Initially, recycling was purely voluntary. In the 70s, it was really only some wishful-thinking people putting commercials on TV, and leading elementary school children in campaigns to clean up their own street, etc. (I don't think anyone born after 1980 can relate to just how trashy the world had become. Today it is very rare even in the largest of cities to see trash blowing around the way it was even in rural areas in the 70s.)
In the 80s, those wishful-thinkers were a bit wiser and started developing the technology to make recycled materials cheaply enough that they could compete in the marketplace -- so that by the 90s, it became a social no-no in corporate America to use anything but recycled paper, plastics, etc. Once corporations bought into the fact that they could make their employees and customers feel good that they were "thinking green", that's when recycling began creeping into local legislation.
So toward the end of the 80s and early 90s, we saw homeowner's associations, city councils, etc. beginning to legislate recycling: stating that recycling options would by law (or rule) be made available with the expectation that they would be used by citizens, but with penalties only for gross negligence. So participation is, for the most part, still voluntary -- no one is poking through anyone's trash -- but abuses are fined. For instance, where I live, you can put bottles and paper in your garbage every week for years and most likely not be fined. But if you try to take a lot of bottles and paper to the local dump in large quantities, they will require you to recycle it and will not permit it to be dumped. Meantime, everyone on my street recycles bottles and paper -- and I know this because the city gives us blue see-through plastic bags explicitly for this purpose.
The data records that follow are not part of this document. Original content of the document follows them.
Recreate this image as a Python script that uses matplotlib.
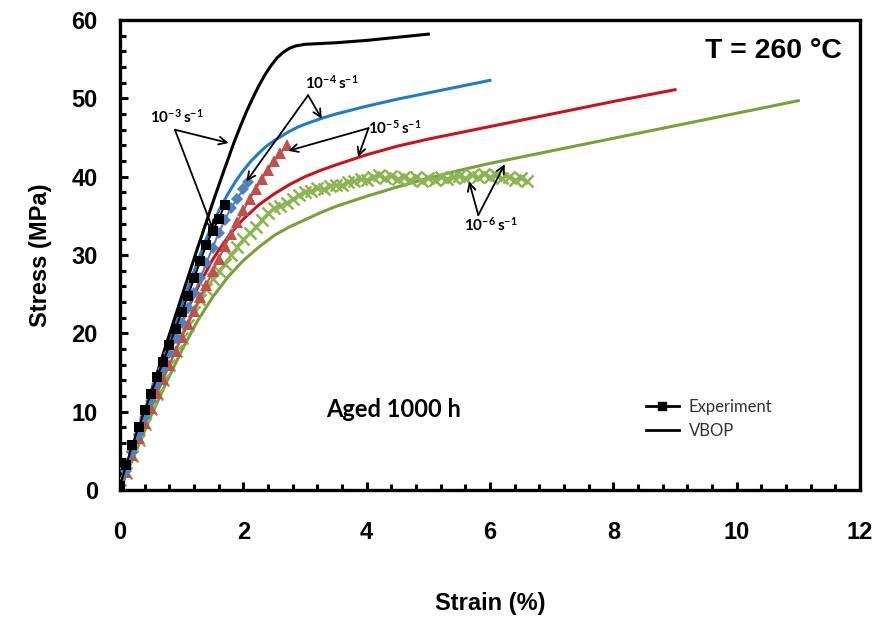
import matplotlib
matplotlib.use("Agg")
import matplotlib.pyplot as plt
from matplotlib.lines import Line2D
from matplotlib.ticker import MultipleLocator

plt.rcParams["font.family"] = ["Liberation Sans", "DejaVu Sans"]
plt.rcParams["mathtext.fontset"] = "custom"
plt.rcParams["mathtext.rm"] = "Lato"
plt.rcParams["mathtext.bf"] = "Lato:bold"

# --- experiment (markers) ---
exp3_strain = [0, 0.1, 0.2, 0.3, 0.4, 0.5, 0.6, 0.7, 0.8, 0.9, 1.0, 1.1, 1.2, 1.3, 1.4, 1.5, 1.6, 1.7]
exp3_stress = [0.5, 3.2, 5.8, 8.0, 10.2, 12.3, 14.4, 16.4, 18.5, 20.6, 22.7, 24.8, 27.0, 29.2, 31.3, 33.1, 34.6, 36.4]

exp4_strain = [0, 0.1, 0.2, 0.3, 0.4, 0.5, 0.6, 0.7, 0.8, 0.9, 1.0, 1.1, 1.2, 1.3, 1.4, 1.5, 1.6, 1.7,
               1.8, 1.9, 2.0, 2.08]
exp4_stress = [0, 2.4, 4.8, 7.1, 9.3, 11.4, 13.5, 15.5, 17.5, 19.4, 21.3, 23.2, 25.1, 27.0, 29.0, 30.9,
               32.8, 34.5, 36.0, 37.2, 38.4, 39.3]

exp5_strain = [0, 0.1, 0.2, 0.3, 0.4, 0.5, 0.6, 0.7, 0.8, 0.9, 1.0, 1.1, 1.2, 1.3, 1.4, 1.5, 1.6, 1.7,
               1.8, 1.9, 2.0, 2.1, 2.2, 2.3, 2.4, 2.5, 2.6, 2.7]
exp5_stress = [0, 2.3, 4.5, 6.6, 8.6, 10.5, 12.4, 14.2, 16.0, 17.8, 19.5, 21.2, 22.9, 24.6, 26.2, 27.9,
               29.5, 31.1, 32.7, 34.2, 35.7, 37.1, 38.4, 39.7, 40.9, 42.0, 43.0, 44.0]

exp6_strain = [0, 0.1, 0.2, 0.3, 0.4, 0.5, 0.6, 0.7, 0.8, 0.9, 1.0, 1.1, 1.2, 1.3, 1.4, 1.5, 1.6, 1.7,
               1.8, 1.9, 2.0, 2.1, 2.2, 2.3, 2.4, 2.5, 2.6, 2.7, 2.8, 2.9, 3.0, 3.1, 3.2, 3.3, 3.4,
               3.5, 3.6, 3.7, 3.8, 3.9, 4.0, 4.1, 4.2, 4.3, 4.4, 4.5, 4.6, 4.7, 4.8, 4.9, 5.0, 5.1,
               5.2, 5.3, 5.4, 5.5, 5.6, 5.7, 5.8, 5.9, 6.0, 6.1, 6.2, 6.3, 6.4, 6.5, 6.6]
exp6_stress = [0, 2.2, 4.4, 6.4, 8.4, 10.3, 12.2, 14.0, 15.9, 17.7, 19.4, 21.1, 22.7, 24.2, 25.6, 26.9,
               28.0, 28.9, 30.0, 31.0, 32.0, 32.8, 33.6, 34.5, 35.4, 36.0, 36.3, 36.7, 37.2, 37.6,
               38.0, 38.2, 38.5, 38.4, 38.8, 39.0, 38.9, 39.3, 39.4, 39.7, 39.6, 40.0, 40.2, 39.8,
               40.1, 39.7, 40.0, 39.6, 39.9, 39.5, 39.8, 39.6, 40.0, 39.7, 39.9, 40.1, 39.8, 40.2,
               39.9, 40.3, 40.0, 40.2, 39.8, 40.0, 39.6, 39.8, 39.5]

# --- VBOP model (lines) ---
vb3_strain = [0, 0.25, 0.5, 0.75, 1.0, 1.25, 1.5, 1.65, 1.75, 1.85, 1.95, 2.05, 2.15, 2.25, 2.35, 2.45,
              2.55, 2.65, 2.75, 2.85, 3.0, 3.25, 3.5, 4.0, 4.5, 5.0]
vb3_stress = [0, 6.2, 12.4, 18.6, 24.7, 30.7, 36.6, 40.0, 42.2, 44.4, 46.4, 48.3, 50.0, 51.6, 53.0, 54.2,
              55.2, 55.9, 56.4, 56.7, 56.9, 57.0, 57.1, 57.4, 57.8, 58.2]

vb4_strain = [0, 0.25, 0.5, 0.75, 1.0, 1.25, 1.375, 1.5, 1.625, 1.75, 1.875, 2.0, 2.125, 2.25, 2.375,
              2.5, 2.625, 2.75, 2.875, 3.0, 3.25, 3.5, 3.75, 4.0, 4.5, 5.0, 5.5, 6.0]
vb4_stress = [0, 6.0, 12.0, 17.9, 23.6, 29.0, 31.6, 33.9, 36.0, 37.8, 39.4, 40.8, 42.0, 43.0, 43.9,
              44.6, 45.2, 45.8, 46.3, 46.7, 47.4, 48.0, 48.5, 49.0, 49.9, 50.7, 51.5, 52.3]

vb5_strain = [0, 0.25, 0.5, 0.75, 1.0, 1.25, 1.5, 1.625, 1.75, 1.875, 2.0, 2.25, 2.5, 2.75, 3.0, 3.25,
              3.5, 4.0, 4.5, 5.0, 5.5, 6.0, 7.0, 8.0, 9.0]
vb5_stress = [0, 5.8, 11.4, 16.6, 21.4, 25.7, 29.4, 30.9, 32.3, 33.5, 34.6, 36.4, 37.8, 39.0, 40.0, 40.8,
              41.5, 42.8, 43.9, 44.8, 45.6, 46.4, 48.0, 49.6, 51.1]

vb6_strain = [0, 0.25, 0.5, 0.75, 1.0, 1.25, 1.5, 1.75, 2.0, 2.25, 2.5, 2.75, 3.0, 3.25, 3.5, 4.0, 4.5,
              5.0, 5.5, 6.0, 7.0, 8.0, 9.0, 10.0, 11.0]
vb6_stress = [0, 4.8, 9.4, 13.7, 17.8, 21.5, 24.6, 27.2, 29.3, 31.0, 32.5, 33.6, 34.5, 35.4, 36.2, 37.5,
              38.7, 39.8, 40.8, 41.7, 43.3, 44.9, 46.5, 48.1, 49.7]

C_BLUE, C_RED, C_GREEN = "#1f7cc6", "#c8141c", "#77a13a"
M_BLUE, M_RED, M_GREEN = "#4f81bd", "#c0504d", "#8db453"

fig = plt.figure(figsize=(8.78, 6.26), dpi=100)
ax = fig.add_axes([0.1367, 0.2173, 0.8428, 0.7507])

# experiment curves
ax.plot(exp6_strain, exp6_stress, color=M_GREEN, lw=1.5, marker="x", ms=8, mew=1.8, zorder=3)
ax.plot(exp5_strain, exp5_stress, color=M_RED, lw=1.5, marker="^", ms=8.5, mew=0, zorder=3)
ax.plot(exp4_strain, exp4_stress, color=M_BLUE, lw=1.5, marker="D", ms=6.5, mew=0, zorder=3)
ax.plot(exp3_strain, exp3_stress, color="black", lw=1.5, marker="s", ms=7, mew=0, zorder=4)

# model curves
ax.plot(vb6_strain, vb6_stress, color=C_GREEN, lw=2.2, zorder=2)
ax.plot(vb5_strain, vb5_stress, color=C_RED, lw=2.2, zorder=2)
ax.plot(vb4_strain, vb4_stress, color=C_BLUE, lw=2.2, zorder=2)
ax.plot(vb3_strain, vb3_stress, color="black", lw=2.2, zorder=2)

ax.set_xlim(0, 12)
ax.set_ylim(0, 60)
ax.xaxis.set_major_locator(MultipleLocator(2))
ax.xaxis.set_minor_locator(MultipleLocator(0.4))
ax.yaxis.set_major_locator(MultipleLocator(10))
ax.yaxis.set_minor_locator(MultipleLocator(2))
ax.tick_params(which="both", direction="in", width=2.2, top=False, right=False)
ax.tick_params(which="major", length=6, labelsize=17)
ax.tick_params(which="minor", length=4)
ax.tick_params(axis="y", which="major", pad=16)
ax.tick_params(axis="x", which="major", pad=22)
for lab in ax.get_xticklabels() + ax.get_yticklabels():
    lab.set_fontweight("bold")
for sp in ax.spines.values():
    sp.set_linewidth(2.4)

ax.set_xlabel("Strain (%)", fontsize=17, fontweight="bold", labelpad=35)
ax.set_ylabel("Stress (MPa)", fontsize=17, fontweight="bold", labelpad=14)

ax.text(11.7, 56.0, "T = 260 °C", fontsize=20.5, fontweight="bold", ha="right", va="center")
ax.text(4.43, 10.3, "Aged 1000 h", fontsize=17, fontweight="bold", family="Lato",
        ha="center", va="center")

# strain-rate call-outs
arrow = dict(arrowstyle="->", color="black", lw=1.3, mutation_scale=14, shrinkA=0, shrinkB=0)
callouts = [
    (r"$\mathbf{10^{-3}\,s^{-1}}$", (0.92, 47.6), (0.89, 46.0), [(1.76, 44.3), (1.51, 33.2)]),
    (r"$\mathbf{10^{-4}\,s^{-1}}$", (3.43, 52.0), (3.05, 50.4), [(3.27, 47.4), (2.05, 39.4)]),
    (r"$\mathbf{10^{-5}\,s^{-1}}$", (4.45, 46.3), (4.03, 46.2), [(2.73, 43.3), (3.86, 42.5)]),
    (r"$\mathbf{10^{-6}\,s^{-1}}$", (6.02, 33.8), (5.81, 35.1), [(5.66, 39.4), (6.24, 41.6)]),
]
for label, pos, start, ends in callouts:
    ax.text(pos[0], pos[1], label, fontsize=11, ha="center", va="center")
    for end in ends:
        ax.annotate("", xy=end, xytext=start, arrowprops=arrow)

handles = [Line2D([], [], color="black", lw=2, marker="s", ms=6),
           Line2D([], [], color="black", lw=2)]
leg = ax.legend(handles, ["Experiment", "VBOP"], loc="upper left", bbox_to_anchor=(0.69, 0.225),
                frameon=False, prop={"family": "Lato", "size": 12}, handlelength=2.0,
                handletextpad=0.6, labelspacing=0.45)
for t in leg.get_texts():
    t.set_color("#333333")

fig.savefig("out.png", dpi=100, facecolor="white")
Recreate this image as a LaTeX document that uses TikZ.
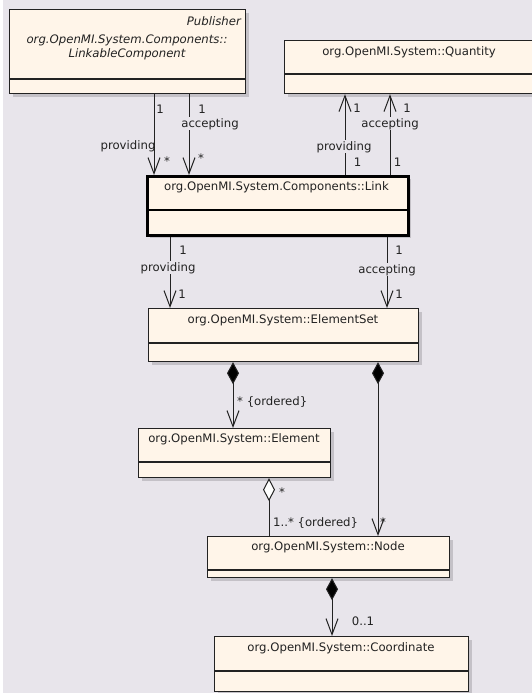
\documentclass[tikz,border=0pt]{standalone}
\usepackage{fontspec}
\setmainfont{DejaVu Sans}
\usetikzlibrary{arrows.meta,shadows}
\definecolor{bg}{HTML}{E8E5EB}
\definecolor{boxfill}{HTML}{FFF5E9}
\definecolor{shade}{HTML}{C4C1C7}
\definecolor{ink}{HTML}{222222}
\begin{document}
\begin{tikzpicture}[x=1pt,y=-1pt,
  classbox/.style={draw=ink, line width=1.2pt, fill=boxfill, inner sep=0pt,
    anchor=north west,
    drop shadow={shadow xshift=3pt,shadow yshift=-3pt,fill=shade,opacity=1}},
  thickbox/.style={classbox, draw=black, line width=2.6pt},
  divider/.style={draw=ink, line width=1.2pt},
  thickdivider/.style={draw=black, line width=2.6pt},
  cname/.style={font=\fontsize{11.7}{14}\selectfont, text=ink, inner sep=0pt, anchor=base},
  stereo/.style={cname, font=\fontsize{11.7}{14}\selectfont\itshape},
  mult/.style={font=\fontsize{11.7}{14}\selectfont, text=ink, inner sep=0pt, anchor=base},
  role/.style={mult, fill=bg, inner sep=1pt},
  assoc/.style={draw=ink, line width=1pt, -{Straight Barb[length=16pt,width=12pt]}},
  comp/.style={draw=ink, line width=1pt,
    {Diamond[length=22pt,width=12pt,fill=black]}-{Straight Barb[length=16pt,width=12pt]}},
  aggr/.style={draw=ink, line width=1pt,
    {Diamond[length=23pt,width=12pt,fill=white]}-}
]
\clip (0,0) rectangle (532,693);
\fill[bg] (0,0) rectangle (532,693);
\fill[white] (0,0) rectangle (2.5,693);

% ---------- classes ----------
\node[classbox, minimum width=236pt, minimum height=84pt] (lc) at (9,9) {};
\draw[divider] (lc.west |- 0,79) -- (lc.east |- 0,79);
\node[stereo, anchor=base east] (lcst) at (241,25.4) {Publisher};
\node[stereo] (lcn1) at (127,43.5) {org.OpenMI.System.Components::};
\node[stereo] (lcn2) at (127,57.5) {LinkableComponent};

\node[classbox, minimum width=250pt, minimum height=53pt] (quantity) at (284,40) {};
\draw[divider] (quantity.west |- 0,74) -- (quantity.east |- 0,74);
\node[cname] (quantityn) at (409,55.5) {org.OpenMI.System::Quantity};

\node[thickbox, minimum width=261pt, minimum height=59pt] (link) at (146,175) {};
\draw[thickdivider] (link.west |- 0,210) -- (link.east |- 0,210);
\node[cname] (linkn) at (276.5,190.5) {org.OpenMI.System.Components::Link};

\node[classbox, minimum width=270pt, minimum height=53pt] (eset) at (148,308) {};
\draw[divider] (eset.west |- 0,343) -- (eset.east |- 0,343);
\node[cname] (esetn) at (283,323.5) {org.OpenMI.System::ElementSet};

\node[classbox, minimum width=192pt, minimum height=49pt] (elem) at (138,428) {};
\draw[divider] (elem.west |- 0,462) -- (elem.east |- 0,462);
\node[cname] (elemn) at (234,442.5) {org.OpenMI.System::Element};

\node[classbox, minimum width=242pt, minimum height=41pt] (node) at (207,536) {};
\draw[divider] (node.west |- 0,570) -- (node.east |- 0,570);
\node[cname] (noden) at (328,550.5) {org.OpenMI.System::Node};

\node[classbox, minimum width=254pt, minimum height=55pt] (coord) at (214,636) {};
\draw[divider] (coord.west |- 0,671) -- (coord.east |- 0,671);
\node[cname] (coordn) at (341,651.5) {org.OpenMI.System::Coordinate};

% ---------- LinkableComponent -> Link ----------
\draw[assoc] (lc.south -| 154,0) -- (link.north -| 154,0);
\node[mult] (m1) at (160,113) {1};
\node[mult] (r1) at (128,149) {providing};
\node[mult] (m2) at (167,165) {*};

\draw[assoc] (lc.south -| 189,0) -- (link.north -| 189,0);
\node[mult] (m3) at (202,113) {1};
\node[role] (r2) at (210,127) {accepting};
\node[mult] (m4) at (201,162) {*};

% ---------- Link -> Quantity ----------
\draw[assoc] (link.north -| 345,0) -- (quantity.south -| 345,0);
\node[mult] (m5) at (357,112.5) {1};
\node[role] (r3) at (344,150) {providing};
\node[mult] (m6) at (357.5,166) {1};

\draw[assoc] (link.north -| 390,0) -- (quantity.south -| 390,0);
\node[mult] (m7) at (407,112.5) {1};
\node[role] (r4) at (390,127) {accepting};
\node[mult] (m8) at (397.5,166) {1};

% ---------- Link -> ElementSet ----------
\draw[assoc] (link.south -| 170,0) -- (eset.north -| 170,0);
\node[mult] (m9) at (183,254) {1};
\node[role] (r5) at (168,271) {providing};
\node[mult] (m10) at (182,298) {1};

\draw[assoc] (link.south -| 387,0) -- (eset.north -| 387,0);
\node[mult] (m11) at (399,254) {1};
\node[role] (r6) at (387,273) {accepting};
\node[mult] (m12) at (399,298) {1};

% ---------- ElementSet -> Element ----------
\draw[comp] (eset.south -| 233,0) -- (elem.north -| 233,0);
\node[mult, anchor=base west] (m13) at (237,405.5) {* \{ordered\}};

% ---------- ElementSet -> Node ----------
\draw[comp] (eset.south -| 378,0) -- (node.north -| 378,0);
\node[mult] (m14) at (383,526) {*};

% ---------- Element -> Node ----------
\draw[aggr] (elem.south -| 269,0) -- (node.north -| 269,0);
\node[mult] (m15) at (282,496) {*};
\node[mult, anchor=base west] (m16) at (273,526) {1..* \{ordered\}};

% ---------- Node -> Coordinate ----------
\draw[comp] (node.south -| 332,0) -- (coord.north -| 332,0);
\node[mult] (m17) at (363,625) {0..1};
\end{tikzpicture}
\end{document}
So I believe the lessons learned are these: (1) The focus needs to be on finding ways to make doing the right thing as convenient as doing the wrong thing. In other words, make clean energy alternatives competitive in price with dirtier ones, etc. (2) Instill regulation that requires the availability of the alternatives but still permits compliance to be largely voluntary. So, for instance, with alternative power for cars, keep gas stations but raise the prices to a point where the alternatives begin to look more desirable. (I personally believe this is part of the reason we're seeing higher gas prices.) (3) Make it easily visible for compliance to be recognized. For example, in the case of the use of alternate power for cars, give tax breaks and issue specially colored license plates so that everyone can see who is using the alternatives and who is not.
I see us VERY SLOWLY moving in the right direction when it comes to moving away from petroleum products -- but we're so slow in effecting #3 that it's hard to see any differences yet.